■ **Task requirements**
Write the data below out exactly as it stands. Do not include the pictures.

[Start Information shown]

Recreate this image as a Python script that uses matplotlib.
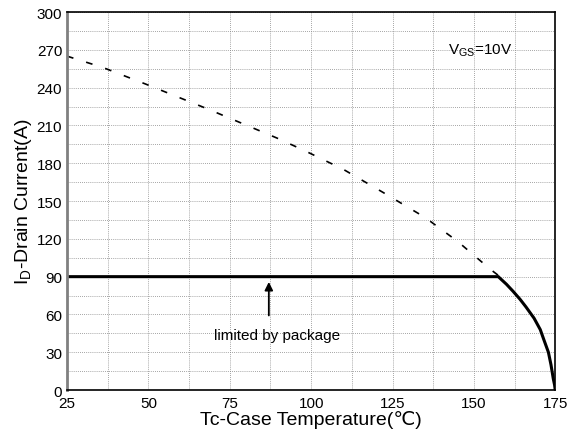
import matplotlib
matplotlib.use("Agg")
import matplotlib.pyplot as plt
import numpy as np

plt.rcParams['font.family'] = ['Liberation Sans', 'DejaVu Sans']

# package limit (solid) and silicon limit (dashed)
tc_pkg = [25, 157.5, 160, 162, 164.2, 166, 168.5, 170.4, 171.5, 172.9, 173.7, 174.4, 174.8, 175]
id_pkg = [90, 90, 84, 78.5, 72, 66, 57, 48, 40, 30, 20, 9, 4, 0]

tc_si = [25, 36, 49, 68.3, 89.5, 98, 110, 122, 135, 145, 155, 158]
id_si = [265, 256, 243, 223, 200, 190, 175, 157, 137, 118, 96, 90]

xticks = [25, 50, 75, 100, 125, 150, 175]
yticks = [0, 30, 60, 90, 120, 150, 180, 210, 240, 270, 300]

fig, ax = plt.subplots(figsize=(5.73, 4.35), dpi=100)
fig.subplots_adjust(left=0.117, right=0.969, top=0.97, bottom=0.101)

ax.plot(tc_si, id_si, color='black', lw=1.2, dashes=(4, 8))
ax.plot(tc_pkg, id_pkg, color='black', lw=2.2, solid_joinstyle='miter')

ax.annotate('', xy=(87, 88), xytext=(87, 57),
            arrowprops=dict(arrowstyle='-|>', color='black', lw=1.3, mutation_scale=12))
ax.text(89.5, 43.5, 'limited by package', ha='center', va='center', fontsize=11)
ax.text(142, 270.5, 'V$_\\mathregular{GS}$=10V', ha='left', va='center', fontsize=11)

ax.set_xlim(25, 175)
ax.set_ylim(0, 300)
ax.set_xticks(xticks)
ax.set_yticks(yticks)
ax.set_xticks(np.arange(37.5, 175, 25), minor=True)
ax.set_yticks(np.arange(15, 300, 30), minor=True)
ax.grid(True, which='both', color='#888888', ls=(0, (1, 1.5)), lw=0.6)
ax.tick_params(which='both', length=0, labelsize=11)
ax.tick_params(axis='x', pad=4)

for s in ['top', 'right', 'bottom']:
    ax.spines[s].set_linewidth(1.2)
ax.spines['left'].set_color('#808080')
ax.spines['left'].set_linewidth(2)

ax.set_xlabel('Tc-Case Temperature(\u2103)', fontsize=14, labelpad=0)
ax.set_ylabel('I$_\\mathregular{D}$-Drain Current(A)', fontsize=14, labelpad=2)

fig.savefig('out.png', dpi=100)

[End Information shown]

■ **Written response**
Recreate this image as a Python script that uses matplotlib.
import matplotlib
matplotlib.use("Agg")
import matplotlib.pyplot as plt
import numpy as np

plt.rcParams['font.family'] = ['Liberation Sans', 'DejaVu Sans']

# package limit (solid) and silicon limit (dashed)
tc_pkg = [25, 157.5, 160, 162, 164.2, 166, 168.5, 170.4, 171.5, 172.9, 173.7, 174.4, 174.8, 175]
id_pkg = [90, 90, 84, 78.5, 72, 66, 57, 48, 40, 30, 20, 9, 4, 0]

tc_si = [25, 36, 49, 68.3, 89.5, 98, 110, 122, 135, 145, 155, 158]
id_si = [265, 256, 243, 223, 200, 190, 175, 157, 137, 118, 96, 90]

xticks = [25, 50, 75, 100, 125, 150, 175]
yticks = [0, 30, 60, 90, 120, 150, 180, 210, 240, 270, 300]

fig, ax = plt.subplots(figsize=(5.73, 4.35), dpi=100)
fig.subplots_adjust(left=0.117, right=0.969, top=0.97, bottom=0.101)

ax.plot(tc_si, id_si, color='black', lw=1.2, dashes=(4, 8))
ax.plot(tc_pkg, id_pkg, color='black', lw=2.2, solid_joinstyle='miter')

ax.annotate('', xy=(87, 88), xytext=(87, 57),
            arrowprops=dict(arrowstyle='-|>', color='black', lw=1.3, mutation_scale=12))
ax.text(89.5, 43.5, 'limited by package', ha='center', va='center', fontsize=11)
ax.text(142, 270.5, 'V$_\\mathregular{GS}$=10V', ha='left', va='center', fontsize=11)

ax.set_xlim(25, 175)
ax.set_ylim(0, 300)
ax.set_xticks(xticks)
ax.set_yticks(yticks)
ax.set_xticks(np.arange(37.5, 175, 25), minor=True)
ax.set_yticks(np.arange(15, 300, 30), minor=True)
ax.grid(True, which='both', color='#888888', ls=(0, (1, 1.5)), lw=0.6)
ax.tick_params(which='both', length=0, labelsize=11)
ax.tick_params(axis='x', pad=4)

for s in ['top', 'right', 'bottom']:
    ax.spines[s].set_linewidth(1.2)
ax.spines['left'].set_color('#808080')
ax.spines['left'].set_linewidth(2)

ax.set_xlabel('Tc-Case Temperature(\u2103)', fontsize=14, labelpad=0)
ax.set_ylabel('I$_\\mathregular{D}$-Drain Current(A)', fontsize=14, labelpad=2)

fig.savefig('out.png', dpi=100)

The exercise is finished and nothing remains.